Common charges in LIC condos typically range from $0.70 to $1.50 per square foot per month. For a 750 sq ft one-bedroom, that is $525-$1,125/month. Buildings with extensive amenities (pool, doorman, gym, rooftop, parking) are at the higher end. The critical question is not the current common charge amount but whether it reflects the true cost of operating the building. If common charges are artificially low (to help the sponsor sell units), they will increase when the board transitions to owner control and begins funding the reserve properly.

What is the 421-a impact on LIC condos?

Most LIC condo buildings built after 2005 received 421-a tax abatements that dramatically reduced property taxes for 15-25 years. When these abatements expire, property taxes for individual units can increase by 300-500%. A unit currently paying $250/month in taxes might owe $1,000-$1,500/month at full assessment. This is the single most important number to calculate before buying in LIC. Your attorney should verify the exact abatement expiration date from the offering plan and calculate the post-expiration tax obligation.

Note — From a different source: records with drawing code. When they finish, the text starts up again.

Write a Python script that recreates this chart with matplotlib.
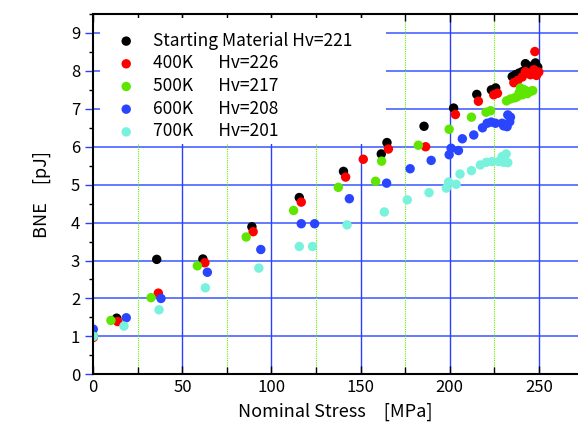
import matplotlib
matplotlib.use("Agg")
import matplotlib.pyplot as plt
from matplotlib.patches import Rectangle
from matplotlib.ticker import MultipleLocator

plt.rcParams['font.family'] = ['Noto Sans CJK JP', 'DejaVu Sans']

# data (Nominal Stress [MPa], BNE [pJ])
black_x = [0, 13.1, 35.6, 61.5, 89.0, 115.6, 140.4, 161.6, 164.8, 185.6, 202.2, 215.2, 223.4, 225.8,
           235.1, 236.9, 238.8, 240.7, 242.5, 244.9, 248.1, 249.4]
black_y = [1.0, 1.48, 3.03, 3.04, 3.89, 4.66, 5.35, 5.81, 6.11, 6.54, 7.02, 7.38, 7.50, 7.55,
           7.85, 7.90, 7.94, 7.98, 8.19, 8.12, 8.21, 8.10]

red_x = [0, 13.7, 36.5, 62.6, 89.7, 116.7, 141.6, 151.5, 165.6, 186.5, 203.2, 216.1, 224.7, 226.8,
         236.0, 238.2, 240.7, 242.5, 243.5, 245.3, 247.2, 247.8, 248.7, 250.0]
red_y = [0.97, 1.39, 2.14, 2.94, 3.76, 4.54, 5.20, 5.67, 5.94, 6.00, 6.85, 7.20, 7.37, 7.41,
         7.69, 7.75, 7.84, 7.98, 7.94, 7.90, 8.03, 8.51, 7.88, 7.97]

green_x = [0, 9.9, 32.4, 58.4, 85.8, 112.4, 137.5, 158.4, 161.8, 182.4, 199.7, 212.2, 220.4, 222.9,
           231.9, 234.1, 236.5, 237.9, 239.0, 239.7, 240.8, 242.0, 243.5, 245.3, 246.6]
green_y = [1.0, 1.42, 2.02, 2.86, 3.62, 4.32, 4.93, 5.09, 5.62, 6.04, 6.46, 6.78, 6.91, 6.95,
           7.21, 7.26, 7.29, 7.32, 7.43, 7.55, 7.37, 7.50, 7.40, 7.46, 7.48]

blue_x = [0, 18.5, 38.0, 64.0, 94.0, 116.7, 124.2, 143.7, 164.6, 177.8, 189.6, 199.7, 200.8, 204.9,
          207.1, 213.5, 218.4, 221.0, 223.3, 225.7, 229.4, 230.3, 232.2, 232.6, 233.7, 234.1]
blue_y = [1.19, 1.49, 2.0, 2.69, 3.29, 3.97, 3.97, 4.63, 5.04, 5.42, 5.64, 5.79, 5.96, 5.90,
          6.21, 6.31, 6.50, 6.62, 6.65, 6.62, 6.62, 6.55, 6.53, 6.84, 6.66, 6.78]

cyan_x = [0, 17.2, 36.9, 62.9, 92.9, 115.6, 123.0, 142.4, 163.3, 176.2, 188.4, 198.1, 199.4, 203.6,
          205.8, 212.2, 217.2, 220.6, 223.8, 227.5, 229.4, 230.3, 231.7, 232.6]
cyan_y = [1.0, 1.27, 1.70, 2.28, 2.80, 3.37, 3.37, 3.94, 4.28, 4.60, 4.79, 4.91, 5.07, 5.01,
          5.28, 5.37, 5.52, 5.59, 5.61, 5.61, 5.74, 5.59, 5.81, 5.58]

labels = ['Starting Material Hv=221',
          '400K\u3000  Hv=226',
          '500K\u3000  Hv=217',
          '600K\u3000  Hv=208',
          '700K\u3000  Hv=201']
colors = ['#000000', '#ff0000', '#5ee600', '#2a45ff', '#78f2dc']
series = [(black_x, black_y), (red_x, red_y), (green_x, green_y), (blue_x, blue_y), (cyan_x, cyan_y)]

fig = plt.figure(figsize=(5.78, 4.26), dpi=100)
ax = fig.add_axes([0.1614, 0.1214, 0.8386, 0.8457])
ax.set_xlim(0, 272)
ax.set_ylim(0, 9.5)
ax.set_axisbelow(True)

# grid
for v in range(1, 10):
    ax.axhline(v, color='#3a55ff', lw=1.1, zorder=0.5)
for v in [50, 100, 150, 200, 250]:
    ax.axvline(v, color='#2a40ff', lw=1.0, zorder=0.5)
for v in [25, 75, 125, 175, 225]:
    ax.axvline(v, color='#66ee00', lw=0.8, ls=(0, (1, 1)), zorder=0.5)

# white box behind legend
ax.add_patch(Rectangle((0.014, 0.64), 0.589, 0.35, transform=ax.transAxes,
                       facecolor='white', edgecolor='none', zorder=1))

for (xs, ys), c, lab in zip(series, colors, labels):
    ax.scatter(xs, ys, s=46, color=c, edgecolors='none', label=lab, zorder=2)

leg = ax.legend(loc='upper left', bbox_to_anchor=(0.05, 0.951), frameon=False,
                fontsize=12.5, handlelength=1.0, handletextpad=1.05, borderpad=0,
                borderaxespad=0, labelspacing=0.27, scatterpoints=1)
leg.set_zorder(5)

ax.xaxis.set_major_locator(MultipleLocator(50))
ax.xaxis.set_minor_locator(MultipleLocator(25))
ax.yaxis.set_major_locator(MultipleLocator(1))
ax.yaxis.set_minor_locator(MultipleLocator(0.5))
ax.tick_params(axis='x', which='both', direction='in', top=True, labelsize=12, color='black')
ax.tick_params(axis='x', which='major', length=6, width=1)
ax.tick_params(axis='x', which='minor', length=5, width=1)
ax.tick_params(axis='y', which='major', direction='out', length=6, width=1, color='#2a40ff', labelsize=12)
ax.tick_params(axis='y', which='minor', direction='out', length=3, width=1, color='black')
ax.spines['right'].set_visible(False)
for s in ['left', 'bottom', 'top']:
    ax.spines[s].set_linewidth(1.5)

ax.set_xlabel('Nominal Stress\u3000[MPa]', fontsize=13, labelpad=5)
ax.set_ylabel('BNE\u3000[pJ]', fontsize=13, labelpad=14)

fig.savefig('out.png', dpi=100)
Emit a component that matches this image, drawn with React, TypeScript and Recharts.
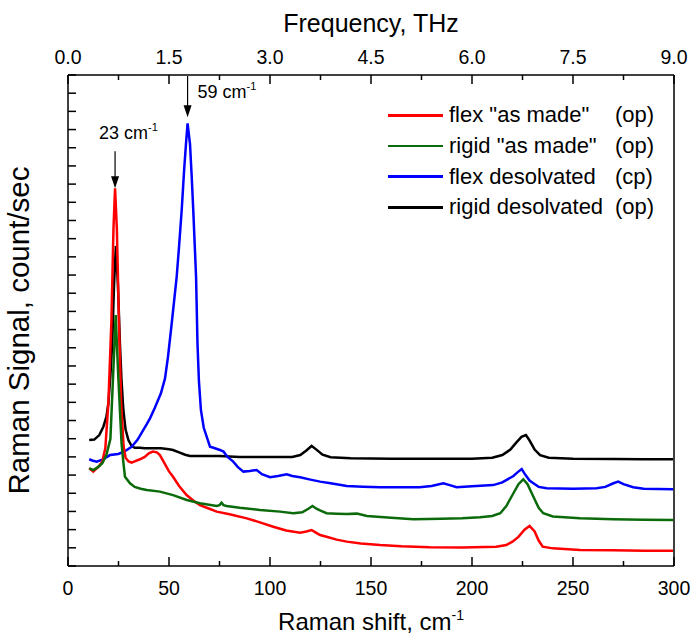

Should I worry about flood zones in LIC?

Yes, particularly for waterfront buildings along the East River. Parts of LIC are in FEMA flood zones, which affects insurance costs and long-term risk. Check the FEMA flood map for any building you are considering. Waterfront buildings should have flood insurance and ideally flood mitigation measures (elevated mechanicals, flood barriers). Hurricane Sandy caused significant damage to waterfront areas of western Queens. The views are beautiful — but verify the insurance and infrastructure.